Germany’s parliamentary budget committee is green lighting the Luftwaffe’s future heavy transport helicopter acquisition program. The German MoD needs to replace its ageing fleet of CH-53s by the end of 2020s and is willing to spend about $6.3 billion. Officials have said that Boeing’s CH-47E and Sikorsky’s CH-53K are being considered. In total the Luftwaffe wants to buy 45 to 60 heavy lift helicopters with delivers expected to take place between 2023 and 2029. The contract is expected to be finalized sometime in 2020. According to Jane’s, Air Force Chief General Ingo Gerhartz welcomed the fact “that the government has given more money for the urgently required modernisation of the Luftwaffe, especially for the next generation of transport helicopters, which we need for almost all deployments worldwide”.

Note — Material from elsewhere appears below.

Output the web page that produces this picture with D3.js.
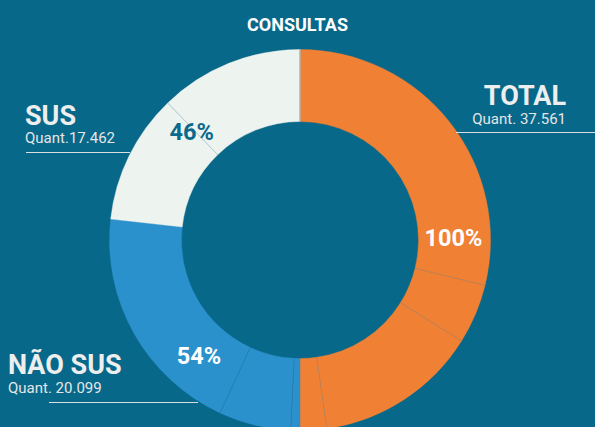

Jane’s reports that the Thai MoD is interested in buying several L-39NGs from the Czech Republic. “They [the Thais] are interested in our aircraft, the newest generation of aircraft, something which is considered to be hi-tech military technology,” Czech Prime Minister Andrej Babis told reporters on 10 November following a meeting in Brussels earlier this month with Thai Prime Minister Prayut Chan-o-cha. The L-39NG is based on the aerodynamic concept of the current L-39 but utilizes the latest technologies and equipment. It can be used as a trainer and to conduct light combat and reconnaissance missions under all climatic conditions. Powered by a Williams International FJ44-4M engine the L-39NG is suitable as light attack aircraft for countries with a limited air force.